[What to work on] Please output the records below in full, exactly as given, but without the images.

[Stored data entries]

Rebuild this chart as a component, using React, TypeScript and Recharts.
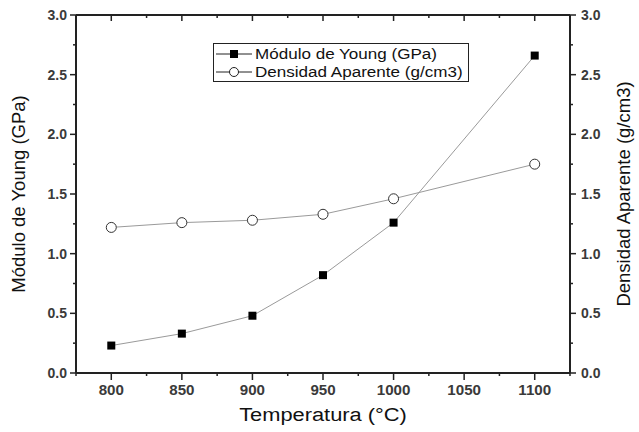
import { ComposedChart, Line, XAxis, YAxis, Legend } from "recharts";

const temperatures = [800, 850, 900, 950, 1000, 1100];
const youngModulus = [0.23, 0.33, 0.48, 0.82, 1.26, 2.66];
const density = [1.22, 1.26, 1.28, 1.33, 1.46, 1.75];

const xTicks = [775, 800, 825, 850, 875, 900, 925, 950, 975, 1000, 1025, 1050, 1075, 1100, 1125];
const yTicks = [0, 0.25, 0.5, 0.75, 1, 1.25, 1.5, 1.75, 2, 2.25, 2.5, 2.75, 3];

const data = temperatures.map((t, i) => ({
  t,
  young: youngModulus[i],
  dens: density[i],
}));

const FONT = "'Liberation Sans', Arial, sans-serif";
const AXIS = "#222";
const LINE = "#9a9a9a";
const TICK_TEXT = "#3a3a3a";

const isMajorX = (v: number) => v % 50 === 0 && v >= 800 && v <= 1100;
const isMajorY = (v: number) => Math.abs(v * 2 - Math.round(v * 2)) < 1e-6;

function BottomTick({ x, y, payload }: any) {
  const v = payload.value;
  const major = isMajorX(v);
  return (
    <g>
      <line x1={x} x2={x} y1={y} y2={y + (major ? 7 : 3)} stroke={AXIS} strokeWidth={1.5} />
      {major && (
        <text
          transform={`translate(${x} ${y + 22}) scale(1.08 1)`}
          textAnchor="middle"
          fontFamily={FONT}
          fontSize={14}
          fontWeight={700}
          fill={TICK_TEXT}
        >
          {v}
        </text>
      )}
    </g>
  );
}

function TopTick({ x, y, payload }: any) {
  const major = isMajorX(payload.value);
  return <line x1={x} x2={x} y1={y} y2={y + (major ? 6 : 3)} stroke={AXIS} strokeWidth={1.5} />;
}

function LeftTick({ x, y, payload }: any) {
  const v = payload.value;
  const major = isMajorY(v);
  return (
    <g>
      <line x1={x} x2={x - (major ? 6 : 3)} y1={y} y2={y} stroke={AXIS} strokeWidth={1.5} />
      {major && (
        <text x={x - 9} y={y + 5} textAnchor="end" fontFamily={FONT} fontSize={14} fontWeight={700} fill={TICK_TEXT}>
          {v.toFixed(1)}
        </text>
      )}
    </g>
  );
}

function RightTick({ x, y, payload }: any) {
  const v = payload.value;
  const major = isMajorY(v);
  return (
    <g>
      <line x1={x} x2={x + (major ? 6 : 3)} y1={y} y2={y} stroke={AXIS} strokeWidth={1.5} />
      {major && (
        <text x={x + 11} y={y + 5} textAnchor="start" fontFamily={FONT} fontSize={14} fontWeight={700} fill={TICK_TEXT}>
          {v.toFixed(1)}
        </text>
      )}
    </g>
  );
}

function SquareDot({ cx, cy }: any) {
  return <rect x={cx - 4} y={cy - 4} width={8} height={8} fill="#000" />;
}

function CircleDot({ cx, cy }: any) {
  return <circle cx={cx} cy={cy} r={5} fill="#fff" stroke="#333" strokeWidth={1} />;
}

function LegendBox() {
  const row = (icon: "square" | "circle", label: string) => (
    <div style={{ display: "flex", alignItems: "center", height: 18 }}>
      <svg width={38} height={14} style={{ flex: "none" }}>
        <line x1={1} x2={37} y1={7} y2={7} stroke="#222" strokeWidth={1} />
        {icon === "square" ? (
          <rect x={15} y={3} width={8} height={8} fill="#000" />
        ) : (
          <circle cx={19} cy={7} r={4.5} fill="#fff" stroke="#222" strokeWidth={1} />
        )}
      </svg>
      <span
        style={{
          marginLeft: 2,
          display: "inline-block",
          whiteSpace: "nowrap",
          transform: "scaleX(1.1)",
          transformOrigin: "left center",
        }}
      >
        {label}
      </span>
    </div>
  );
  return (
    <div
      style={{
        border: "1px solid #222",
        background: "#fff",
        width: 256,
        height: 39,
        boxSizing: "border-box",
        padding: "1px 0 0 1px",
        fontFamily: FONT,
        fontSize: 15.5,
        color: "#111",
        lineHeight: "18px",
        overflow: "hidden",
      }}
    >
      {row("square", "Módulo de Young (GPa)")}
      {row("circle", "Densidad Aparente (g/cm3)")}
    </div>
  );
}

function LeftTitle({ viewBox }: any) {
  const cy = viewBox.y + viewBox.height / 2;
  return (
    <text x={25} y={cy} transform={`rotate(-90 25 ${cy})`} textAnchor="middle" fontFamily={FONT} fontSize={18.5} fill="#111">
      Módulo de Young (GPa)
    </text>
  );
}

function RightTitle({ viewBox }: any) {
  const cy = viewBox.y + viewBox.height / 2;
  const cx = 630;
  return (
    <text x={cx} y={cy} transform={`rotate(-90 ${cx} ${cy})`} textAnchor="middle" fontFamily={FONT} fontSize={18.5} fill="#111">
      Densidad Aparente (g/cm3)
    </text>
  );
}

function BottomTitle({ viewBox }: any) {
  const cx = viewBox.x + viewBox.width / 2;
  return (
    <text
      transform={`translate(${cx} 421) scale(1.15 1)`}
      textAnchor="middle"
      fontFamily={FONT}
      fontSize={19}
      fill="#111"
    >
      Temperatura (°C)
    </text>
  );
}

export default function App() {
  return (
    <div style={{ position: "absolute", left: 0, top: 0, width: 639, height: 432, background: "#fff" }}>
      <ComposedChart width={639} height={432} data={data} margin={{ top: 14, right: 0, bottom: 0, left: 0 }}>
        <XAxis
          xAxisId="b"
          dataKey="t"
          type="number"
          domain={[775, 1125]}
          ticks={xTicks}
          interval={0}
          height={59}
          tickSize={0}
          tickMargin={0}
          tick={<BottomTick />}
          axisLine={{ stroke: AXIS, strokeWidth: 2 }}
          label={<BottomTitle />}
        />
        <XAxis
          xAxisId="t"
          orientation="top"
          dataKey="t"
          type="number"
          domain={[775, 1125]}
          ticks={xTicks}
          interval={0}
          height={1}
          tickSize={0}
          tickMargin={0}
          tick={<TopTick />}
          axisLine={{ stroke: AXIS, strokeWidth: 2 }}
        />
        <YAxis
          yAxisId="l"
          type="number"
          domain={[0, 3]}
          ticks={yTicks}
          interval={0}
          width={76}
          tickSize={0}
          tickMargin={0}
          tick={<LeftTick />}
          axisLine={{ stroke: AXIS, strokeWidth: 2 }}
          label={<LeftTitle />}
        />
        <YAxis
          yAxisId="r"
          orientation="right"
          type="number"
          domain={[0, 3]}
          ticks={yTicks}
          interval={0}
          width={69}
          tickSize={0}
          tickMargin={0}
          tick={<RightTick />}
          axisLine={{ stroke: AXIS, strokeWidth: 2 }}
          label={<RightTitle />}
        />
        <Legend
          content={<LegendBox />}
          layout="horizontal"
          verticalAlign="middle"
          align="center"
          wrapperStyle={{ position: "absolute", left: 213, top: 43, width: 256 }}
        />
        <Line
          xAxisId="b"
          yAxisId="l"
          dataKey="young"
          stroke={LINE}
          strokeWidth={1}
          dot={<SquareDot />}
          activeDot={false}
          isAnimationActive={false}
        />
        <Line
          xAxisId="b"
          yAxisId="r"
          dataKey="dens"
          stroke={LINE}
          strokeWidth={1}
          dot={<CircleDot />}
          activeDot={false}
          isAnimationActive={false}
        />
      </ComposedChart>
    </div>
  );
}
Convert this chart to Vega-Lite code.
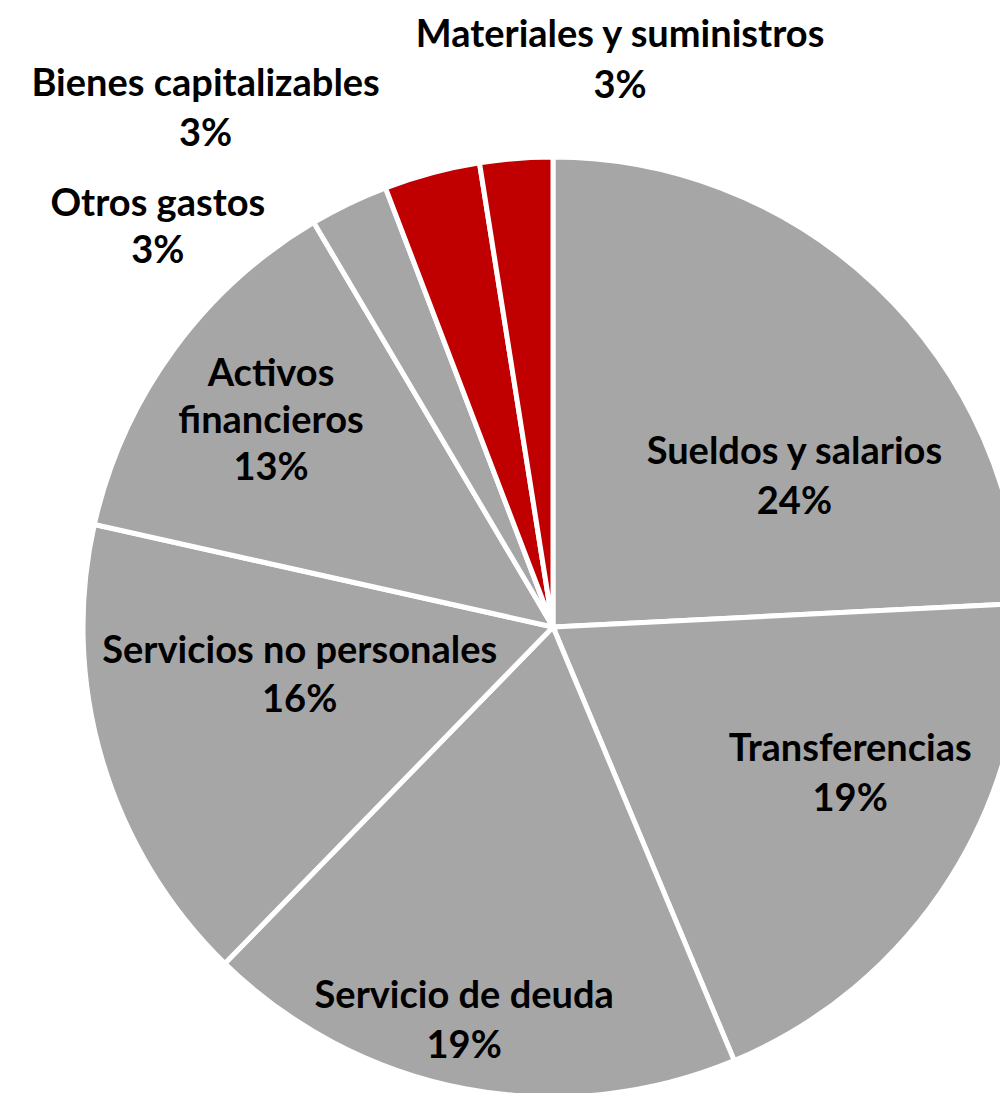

[Reply to the exercise]
Rebuild this chart as a component, using React, TypeScript and Recharts.
import { ComposedChart, Line, XAxis, YAxis, Legend } from "recharts";

const temperatures = [800, 850, 900, 950, 1000, 1100];
const youngModulus = [0.23, 0.33, 0.48, 0.82, 1.26, 2.66];
const density = [1.22, 1.26, 1.28, 1.33, 1.46, 1.75];

const xTicks = [775, 800, 825, 850, 875, 900, 925, 950, 975, 1000, 1025, 1050, 1075, 1100, 1125];
const yTicks = [0, 0.25, 0.5, 0.75, 1, 1.25, 1.5, 1.75, 2, 2.25, 2.5, 2.75, 3];

const data = temperatures.map((t, i) => ({
  t,
  young: youngModulus[i],
  dens: density[i],
}));

const FONT = "'Liberation Sans', Arial, sans-serif";
const AXIS = "#222";
const LINE = "#9a9a9a";
const TICK_TEXT = "#3a3a3a";

const isMajorX = (v: number) => v % 50 === 0 && v >= 800 && v <= 1100;
const isMajorY = (v: number) => Math.abs(v * 2 - Math.round(v * 2)) < 1e-6;

function BottomTick({ x, y, payload }: any) {
  const v = payload.value;
  const major = isMajorX(v);
  return (
    <g>
      <line x1={x} x2={x} y1={y} y2={y + (major ? 7 : 3)} stroke={AXIS} strokeWidth={1.5} />
      {major && (
        <text
          transform={`translate(${x} ${y + 22}) scale(1.08 1)`}
          textAnchor="middle"
          fontFamily={FONT}
          fontSize={14}
          fontWeight={700}
          fill={TICK_TEXT}
        >
          {v}
        </text>
      )}
    </g>
  );
}

function TopTick({ x, y, payload }: any) {
  const major = isMajorX(payload.value);
  return <line x1={x} x2={x} y1={y} y2={y + (major ? 6 : 3)} stroke={AXIS} strokeWidth={1.5} />;
}

function LeftTick({ x, y, payload }: any) {
  const v = payload.value;
  const major = isMajorY(v);
  return (
    <g>
      <line x1={x} x2={x - (major ? 6 : 3)} y1={y} y2={y} stroke={AXIS} strokeWidth={1.5} />
      {major && (
        <text x={x - 9} y={y + 5} textAnchor="end" fontFamily={FONT} fontSize={14} fontWeight={700} fill={TICK_TEXT}>
          {v.toFixed(1)}
        </text>
      )}
    </g>
  );
}

function RightTick({ x, y, payload }: any) {
  const v = payload.value;
  const major = isMajorY(v);
  return (
    <g>
      <line x1={x} x2={x + (major ? 6 : 3)} y1={y} y2={y} stroke={AXIS} strokeWidth={1.5} />
      {major && (
        <text x={x + 11} y={y + 5} textAnchor="start" fontFamily={FONT} fontSize={14} fontWeight={700} fill={TICK_TEXT}>
          {v.toFixed(1)}
        </text>
      )}
    </g>
  );
}

function SquareDot({ cx, cy }: any) {
  return <rect x={cx - 4} y={cy - 4} width={8} height={8} fill="#000" />;
}

function CircleDot({ cx, cy }: any) {
  return <circle cx={cx} cy={cy} r={5} fill="#fff" stroke="#333" strokeWidth={1} />;
}

function LegendBox() {
  const row = (icon: "square" | "circle", label: string) => (
    <div style={{ display: "flex", alignItems: "center", height: 18 }}>
      <svg width={38} height={14} style={{ flex: "none" }}>
        <line x1={1} x2={37} y1={7} y2={7} stroke="#222" strokeWidth={1} />
        {icon === "square" ? (
          <rect x={15} y={3} width={8} height={8} fill="#000" />
        ) : (
          <circle cx={19} cy={7} r={4.5} fill="#fff" stroke="#222" strokeWidth={1} />
        )}
      </svg>
      <span
        style={{
          marginLeft: 2,
          display: "inline-block",
          whiteSpace: "nowrap",
          transform: "scaleX(1.1)",
          transformOrigin: "left center",
        }}
      >
        {label}
      </span>
    </div>
  );
  return (
    <div
      style={{
        border: "1px solid #222",
        background: "#fff",
        width: 256,
        height: 39,
        boxSizing: "border-box",
        padding: "1px 0 0 1px",
        fontFamily: FONT,
        fontSize: 15.5,
        color: "#111",
        lineHeight: "18px",
        overflow: "hidden",
      }}
    >
      {row("square", "Módulo de Young (GPa)")}
      {row("circle", "Densidad Aparente (g/cm3)")}
    </div>
  );
}

function LeftTitle({ viewBox }: any) {
  const cy = viewBox.y + viewBox.height / 2;
  return (
    <text x={25} y={cy} transform={`rotate(-90 25 ${cy})`} textAnchor="middle" fontFamily={FONT} fontSize={18.5} fill="#111">
      Módulo de Young (GPa)
    </text>
  );
}

function RightTitle({ viewBox }: any) {
  const cy = viewBox.y + viewBox.height / 2;
  const cx = 630;
  return (
    <text x={cx} y={cy} transform={`rotate(-90 ${cx} ${cy})`} textAnchor="middle" fontFamily={FONT} fontSize={18.5} fill="#111">
      Densidad Aparente (g/cm3)
    </text>
  );
}

function BottomTitle({ viewBox }: any) {
  const cx = viewBox.x + viewBox.width / 2;
  return (
    <text
      transform={`translate(${cx} 421) scale(1.15 1)`}
      textAnchor="middle"
      fontFamily={FONT}
      fontSize={19}
      fill="#111"
    >
      Temperatura (°C)
    </text>
  );
}

export default function App() {
  return (
    <div style={{ position: "absolute", left: 0, top: 0, width: 639, height: 432, background: "#fff" }}>
      <ComposedChart width={639} height={432} data={data} margin={{ top: 14, right: 0, bottom: 0, left: 0 }}>
        <XAxis
          xAxisId="b"
          dataKey="t"
          type="number"
          domain={[775, 1125]}
          ticks={xTicks}
          interval={0}
          height={59}
          tickSize={0}
          tickMargin={0}
          tick={<BottomTick />}
          axisLine={{ stroke: AXIS, strokeWidth: 2 }}
          label={<BottomTitle />}
        />
        <XAxis
          xAxisId="t"
          orientation="top"
          dataKey="t"
          type="number"
          domain={[775, 1125]}
          ticks={xTicks}
          interval={0}
          height={1}
          tickSize={0}
          tickMargin={0}
          tick={<TopTick />}
          axisLine={{ stroke: AXIS, strokeWidth: 2 }}
        />
        <YAxis
          yAxisId="l"
          type="number"
          domain={[0, 3]}
          ticks={yTicks}
          interval={0}
          width={76}
          tickSize={0}
          tickMargin={0}
          tick={<LeftTick />}
          axisLine={{ stroke: AXIS, strokeWidth: 2 }}
          label={<LeftTitle />}
        />
        <YAxis
          yAxisId="r"
          orientation="right"
          type="number"
          domain={[0, 3]}
          ticks={yTicks}
          interval={0}
          width={69}
          tickSize={0}
          tickMargin={0}
          tick={<RightTick />}
          axisLine={{ stroke: AXIS, strokeWidth: 2 }}
          label={<RightTitle />}
        />
        <Legend
          content={<LegendBox />}
          layout="horizontal"
          verticalAlign="middle"
          align="center"
          wrapperStyle={{ position: "absolute", left: 213, top: 43, width: 256 }}
        />
        <Line
          xAxisId="b"
          yAxisId="l"
          dataKey="young"
          stroke={LINE}
          strokeWidth={1}
          dot={<SquareDot />}
          activeDot={false}
          isAnimationActive={false}
        />
        <Line
          xAxisId="b"
          yAxisId="r"
          dataKey="dens"
          stroke={LINE}
          strokeWidth={1}
          dot={<CircleDot />}
          activeDot={false}
          isAnimationActive={false}
        />
      </ComposedChart>
    </div>
  );
}
Convert this chart to Vega-Lite code.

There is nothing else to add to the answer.